Desolation Canyon
What to Expect
Safety Advisory
This is an unmarked route with no cairns or trail markers in most sections. Photograph key junctions on the way in so you can navigate back out — the canyon forks in places and wrong turns dead-end at unclimbable pour-offs.
Flash flood risk is real even on clear days. Check weather forecasts for the entire region, not just the trailhead — storms miles away can send walls of water through the canyon with little warning. If you see dark clouds anywhere on the horizon, turn back immediately.
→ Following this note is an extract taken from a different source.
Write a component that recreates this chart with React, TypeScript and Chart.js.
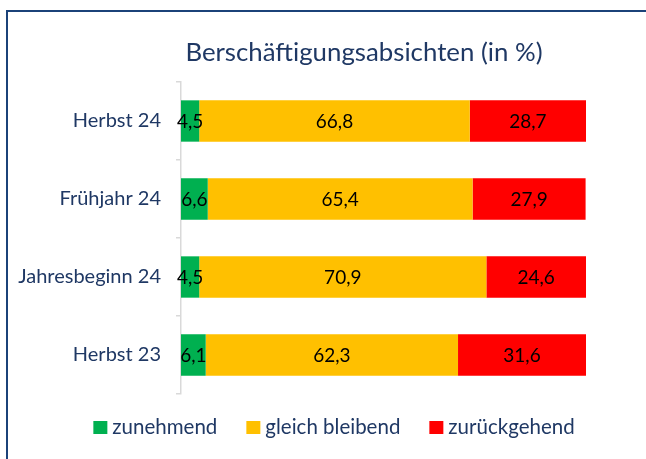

There is zero shade and zero water sources in the canyon. Carry at least two liters per person for this short hike — dehydration hits faster than you'd expect when you're scrambling on hot rock.
Trail Details
Pro Tips
Start before 8 AM even in winter — the canyon faces south and heats up fast once the sun clears the rim. By midday the rock surfaces can be too hot to grip comfortably during scrambles.
Wear approach shoes or sticky-rubber hiking boots rather than standard trail runners. Several of the pour-off scrambles require friction on smooth rock, and loose gravel on slickrock is where most slips happen.
Look for the dark varnish streaks on the canyon walls about halfway in — these desert varnish patterns photograph best when the sun is low and angled into the canyon, creating dramatic contrast against the lighter rock.